Wow...that sounds like you had a Dominican Blowout.

Unknown said...

Why didn't you say anything? Because you are trapped in a chair where you cannot touch the ground with a choker of a bib (it is a bib, let's not kid ourselves) on and you are facing a giant mirror so that you may witness the last shred of your dignity be piled on top of your head like a big pile of cow dung by a droid like metal clip. You didn't say anythiing because you were trapped and she had a weapon for the love of pete! She has got you in the chair and she is wielding a sharp pair of scissors. You DO NOT want to piss her off...

Mrs4444 said...

This post has made me laugh out loud more than any other. Thanks for sharing your wonderful writing talent; you have a gift.

Mrs4444 said...

One more thing--Back in the day, when I was young and hot, I sat (paralyzed) in a hairdresser's chair as she took a thinning shears to my already thin hair.
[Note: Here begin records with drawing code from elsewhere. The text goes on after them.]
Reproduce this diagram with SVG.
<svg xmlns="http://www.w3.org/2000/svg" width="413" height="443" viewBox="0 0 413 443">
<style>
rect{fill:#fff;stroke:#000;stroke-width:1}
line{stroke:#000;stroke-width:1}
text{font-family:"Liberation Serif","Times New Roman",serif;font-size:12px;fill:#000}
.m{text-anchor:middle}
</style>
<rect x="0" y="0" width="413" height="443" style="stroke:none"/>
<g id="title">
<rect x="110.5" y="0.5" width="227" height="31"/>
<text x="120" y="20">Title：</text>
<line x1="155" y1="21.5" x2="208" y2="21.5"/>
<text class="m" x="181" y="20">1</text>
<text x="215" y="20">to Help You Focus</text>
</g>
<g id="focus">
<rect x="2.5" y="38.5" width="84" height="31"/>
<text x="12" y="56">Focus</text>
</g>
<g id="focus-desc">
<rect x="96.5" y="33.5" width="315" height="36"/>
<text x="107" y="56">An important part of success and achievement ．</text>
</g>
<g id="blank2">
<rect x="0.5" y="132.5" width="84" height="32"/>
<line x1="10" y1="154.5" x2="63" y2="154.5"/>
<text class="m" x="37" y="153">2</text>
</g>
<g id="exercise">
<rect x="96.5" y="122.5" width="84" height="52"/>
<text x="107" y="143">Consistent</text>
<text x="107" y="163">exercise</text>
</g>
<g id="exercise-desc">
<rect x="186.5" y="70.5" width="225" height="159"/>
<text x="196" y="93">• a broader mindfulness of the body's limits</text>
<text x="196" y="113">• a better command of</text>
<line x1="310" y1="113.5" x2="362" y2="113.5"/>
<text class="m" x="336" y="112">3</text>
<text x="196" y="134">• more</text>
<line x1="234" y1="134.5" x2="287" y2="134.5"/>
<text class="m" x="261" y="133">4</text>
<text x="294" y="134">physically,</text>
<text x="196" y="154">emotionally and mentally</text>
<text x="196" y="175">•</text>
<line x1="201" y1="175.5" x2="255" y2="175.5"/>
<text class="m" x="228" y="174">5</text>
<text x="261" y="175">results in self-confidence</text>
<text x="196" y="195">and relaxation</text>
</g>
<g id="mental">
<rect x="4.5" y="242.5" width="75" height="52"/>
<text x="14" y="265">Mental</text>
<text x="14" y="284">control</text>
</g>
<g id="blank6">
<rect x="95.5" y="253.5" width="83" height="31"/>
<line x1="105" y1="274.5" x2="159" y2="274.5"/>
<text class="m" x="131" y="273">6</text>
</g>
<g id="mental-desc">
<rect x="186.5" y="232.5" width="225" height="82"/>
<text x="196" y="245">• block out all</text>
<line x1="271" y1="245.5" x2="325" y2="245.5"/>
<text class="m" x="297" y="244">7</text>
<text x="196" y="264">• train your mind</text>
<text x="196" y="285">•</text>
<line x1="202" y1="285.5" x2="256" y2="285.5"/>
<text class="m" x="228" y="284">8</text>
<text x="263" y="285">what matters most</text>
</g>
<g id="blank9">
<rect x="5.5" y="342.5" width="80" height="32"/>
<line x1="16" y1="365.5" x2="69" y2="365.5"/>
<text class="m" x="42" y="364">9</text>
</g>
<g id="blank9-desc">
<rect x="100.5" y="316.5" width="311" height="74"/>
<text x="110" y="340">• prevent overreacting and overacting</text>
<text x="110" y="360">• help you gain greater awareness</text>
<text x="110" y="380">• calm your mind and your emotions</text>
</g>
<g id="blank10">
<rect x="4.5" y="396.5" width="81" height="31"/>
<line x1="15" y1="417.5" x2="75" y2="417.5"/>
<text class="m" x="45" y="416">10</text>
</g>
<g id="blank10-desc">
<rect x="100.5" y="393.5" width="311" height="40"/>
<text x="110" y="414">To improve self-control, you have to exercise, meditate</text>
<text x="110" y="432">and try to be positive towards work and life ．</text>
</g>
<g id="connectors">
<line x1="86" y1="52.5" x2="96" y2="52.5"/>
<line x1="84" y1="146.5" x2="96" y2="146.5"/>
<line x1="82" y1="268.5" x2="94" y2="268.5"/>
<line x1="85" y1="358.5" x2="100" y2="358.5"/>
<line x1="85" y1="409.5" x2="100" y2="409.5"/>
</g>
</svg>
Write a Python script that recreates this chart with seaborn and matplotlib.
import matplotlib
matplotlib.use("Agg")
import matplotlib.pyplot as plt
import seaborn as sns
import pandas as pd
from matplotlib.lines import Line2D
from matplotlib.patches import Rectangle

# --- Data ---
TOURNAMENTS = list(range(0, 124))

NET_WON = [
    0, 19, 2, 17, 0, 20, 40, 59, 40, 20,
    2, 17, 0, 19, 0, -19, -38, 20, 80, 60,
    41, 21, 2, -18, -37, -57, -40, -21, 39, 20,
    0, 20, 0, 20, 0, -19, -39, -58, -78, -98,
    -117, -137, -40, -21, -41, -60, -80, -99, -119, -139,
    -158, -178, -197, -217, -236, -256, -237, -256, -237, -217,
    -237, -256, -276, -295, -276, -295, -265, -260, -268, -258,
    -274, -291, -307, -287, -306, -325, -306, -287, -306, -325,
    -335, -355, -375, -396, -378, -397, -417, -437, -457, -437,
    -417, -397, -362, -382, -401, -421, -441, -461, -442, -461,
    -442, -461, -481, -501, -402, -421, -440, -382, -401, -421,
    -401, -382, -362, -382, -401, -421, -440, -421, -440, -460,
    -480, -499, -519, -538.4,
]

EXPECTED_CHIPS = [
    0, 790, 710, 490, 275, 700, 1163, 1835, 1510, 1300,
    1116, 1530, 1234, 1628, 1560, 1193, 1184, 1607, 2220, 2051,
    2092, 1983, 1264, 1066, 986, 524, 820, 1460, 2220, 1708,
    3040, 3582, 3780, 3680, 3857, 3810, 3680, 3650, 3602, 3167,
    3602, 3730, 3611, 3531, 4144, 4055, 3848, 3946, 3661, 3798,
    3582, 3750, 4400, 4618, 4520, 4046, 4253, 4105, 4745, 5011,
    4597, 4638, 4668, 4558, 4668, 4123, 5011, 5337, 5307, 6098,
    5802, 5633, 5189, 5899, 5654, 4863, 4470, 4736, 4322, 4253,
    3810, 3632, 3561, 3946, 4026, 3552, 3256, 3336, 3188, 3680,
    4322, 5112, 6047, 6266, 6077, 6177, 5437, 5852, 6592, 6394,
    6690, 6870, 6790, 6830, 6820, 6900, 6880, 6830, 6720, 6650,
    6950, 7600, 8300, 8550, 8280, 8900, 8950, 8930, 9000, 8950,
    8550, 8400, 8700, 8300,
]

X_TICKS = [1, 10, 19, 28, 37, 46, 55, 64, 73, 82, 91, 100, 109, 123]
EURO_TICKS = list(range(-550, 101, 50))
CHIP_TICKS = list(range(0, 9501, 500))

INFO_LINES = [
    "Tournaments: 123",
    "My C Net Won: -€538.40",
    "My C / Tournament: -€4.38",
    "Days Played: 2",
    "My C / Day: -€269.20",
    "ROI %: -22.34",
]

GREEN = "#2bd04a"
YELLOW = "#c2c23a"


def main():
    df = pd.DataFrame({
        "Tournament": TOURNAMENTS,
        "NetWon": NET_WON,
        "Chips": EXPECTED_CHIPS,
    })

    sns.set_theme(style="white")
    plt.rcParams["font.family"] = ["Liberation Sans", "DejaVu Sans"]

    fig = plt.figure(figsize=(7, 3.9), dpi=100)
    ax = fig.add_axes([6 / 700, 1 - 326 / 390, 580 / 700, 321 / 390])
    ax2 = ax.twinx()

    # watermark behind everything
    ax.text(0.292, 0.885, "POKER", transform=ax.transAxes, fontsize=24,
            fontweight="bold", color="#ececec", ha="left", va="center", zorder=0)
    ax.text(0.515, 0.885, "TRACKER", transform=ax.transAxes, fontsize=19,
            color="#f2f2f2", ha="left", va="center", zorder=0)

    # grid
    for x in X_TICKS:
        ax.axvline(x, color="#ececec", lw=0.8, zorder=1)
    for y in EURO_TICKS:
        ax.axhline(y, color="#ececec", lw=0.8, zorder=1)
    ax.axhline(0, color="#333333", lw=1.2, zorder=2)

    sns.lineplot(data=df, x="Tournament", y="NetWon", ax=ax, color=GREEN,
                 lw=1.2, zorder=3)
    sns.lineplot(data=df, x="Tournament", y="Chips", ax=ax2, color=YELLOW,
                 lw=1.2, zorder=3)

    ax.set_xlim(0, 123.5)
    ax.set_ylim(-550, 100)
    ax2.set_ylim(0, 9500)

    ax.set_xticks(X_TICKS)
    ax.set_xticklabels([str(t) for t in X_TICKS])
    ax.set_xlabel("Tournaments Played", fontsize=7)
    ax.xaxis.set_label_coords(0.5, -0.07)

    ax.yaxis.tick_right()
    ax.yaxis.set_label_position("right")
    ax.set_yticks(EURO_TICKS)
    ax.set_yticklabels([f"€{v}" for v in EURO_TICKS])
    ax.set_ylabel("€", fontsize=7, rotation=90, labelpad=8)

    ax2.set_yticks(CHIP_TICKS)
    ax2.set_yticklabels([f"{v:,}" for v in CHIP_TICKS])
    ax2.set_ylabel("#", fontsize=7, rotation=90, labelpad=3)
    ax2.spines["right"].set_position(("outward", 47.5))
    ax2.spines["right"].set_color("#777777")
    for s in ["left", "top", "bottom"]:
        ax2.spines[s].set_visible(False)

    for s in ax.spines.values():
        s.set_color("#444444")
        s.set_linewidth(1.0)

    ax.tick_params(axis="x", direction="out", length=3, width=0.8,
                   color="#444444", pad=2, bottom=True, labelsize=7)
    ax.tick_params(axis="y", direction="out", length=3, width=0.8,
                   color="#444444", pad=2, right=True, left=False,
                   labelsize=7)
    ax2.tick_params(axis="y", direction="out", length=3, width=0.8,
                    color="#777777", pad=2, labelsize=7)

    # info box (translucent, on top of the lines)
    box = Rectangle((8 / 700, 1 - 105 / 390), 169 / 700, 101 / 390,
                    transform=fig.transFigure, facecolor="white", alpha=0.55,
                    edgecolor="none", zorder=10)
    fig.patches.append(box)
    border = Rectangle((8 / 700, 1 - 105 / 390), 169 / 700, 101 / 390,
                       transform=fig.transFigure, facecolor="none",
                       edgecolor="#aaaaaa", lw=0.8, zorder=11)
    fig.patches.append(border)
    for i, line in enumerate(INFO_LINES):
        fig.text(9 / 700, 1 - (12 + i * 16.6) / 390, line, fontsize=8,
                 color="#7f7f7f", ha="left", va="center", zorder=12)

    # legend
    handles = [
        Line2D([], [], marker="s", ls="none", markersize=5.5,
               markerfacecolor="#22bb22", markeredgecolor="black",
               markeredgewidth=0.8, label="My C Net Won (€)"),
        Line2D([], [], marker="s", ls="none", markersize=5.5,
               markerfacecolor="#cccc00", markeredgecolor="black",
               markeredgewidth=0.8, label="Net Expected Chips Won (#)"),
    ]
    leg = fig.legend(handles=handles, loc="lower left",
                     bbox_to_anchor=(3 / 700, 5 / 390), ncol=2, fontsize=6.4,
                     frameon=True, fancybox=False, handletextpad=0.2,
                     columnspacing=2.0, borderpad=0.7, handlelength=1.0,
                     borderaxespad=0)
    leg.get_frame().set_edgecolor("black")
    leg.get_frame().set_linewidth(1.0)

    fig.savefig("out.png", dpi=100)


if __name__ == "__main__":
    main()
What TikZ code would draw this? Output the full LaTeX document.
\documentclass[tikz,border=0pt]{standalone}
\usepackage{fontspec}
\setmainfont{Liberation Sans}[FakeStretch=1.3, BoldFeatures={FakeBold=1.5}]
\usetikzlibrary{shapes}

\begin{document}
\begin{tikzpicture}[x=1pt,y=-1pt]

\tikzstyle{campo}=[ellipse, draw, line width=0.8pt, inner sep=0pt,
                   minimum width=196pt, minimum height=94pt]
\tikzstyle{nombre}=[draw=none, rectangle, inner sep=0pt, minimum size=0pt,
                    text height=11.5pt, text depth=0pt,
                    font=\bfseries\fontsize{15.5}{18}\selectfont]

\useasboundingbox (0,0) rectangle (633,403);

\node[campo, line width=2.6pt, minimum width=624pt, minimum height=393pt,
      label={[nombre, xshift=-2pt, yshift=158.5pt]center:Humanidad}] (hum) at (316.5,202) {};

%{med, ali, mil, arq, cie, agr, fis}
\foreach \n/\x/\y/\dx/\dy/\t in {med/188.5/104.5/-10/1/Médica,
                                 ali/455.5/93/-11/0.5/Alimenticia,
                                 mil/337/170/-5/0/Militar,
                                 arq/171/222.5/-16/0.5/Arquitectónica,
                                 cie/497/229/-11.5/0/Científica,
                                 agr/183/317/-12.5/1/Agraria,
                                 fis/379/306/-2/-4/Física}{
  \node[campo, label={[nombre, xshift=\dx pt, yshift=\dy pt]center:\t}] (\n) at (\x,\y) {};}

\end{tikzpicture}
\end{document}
It seems she thought I had a thing for her boyfriend (I didn't. He had one for me, but I didn't know it.) The main reason I didn't protest was shock (Was this really happening???) and fear (This woman is psycho; she might kill me!) She did the whole thing with a friendly smile pasted on her face. Luckily, hair grows back.

grumkin said...

That was hysterical! I hate hair places... have yet to find someone I like. My latest revenge was going after having grown my hair out for a year and just had a baby. The stylist was just combing my hair and says "uh, you're losing, like, ALOT of hair here" - she was just combing it. I told her, 'yes, welcome to my nightmare. i just had a child and all my hair is falling out, hence i'm cutting it because i'm sick of finding it everywhere' It was the best cut I ever had... possibly because I knew I had grossed her out... and since she was too young to have had a baby, she was probably rethinking that whole option as well.... ;) You probably didn't speak up because you are from the midwest. I live on the east coast now and have realized that people from the midwest really don't speak up, they just either don't go back, or get revenge in another form... so call it a cultural phenom. Anyways, thanks for your rant... it was funny.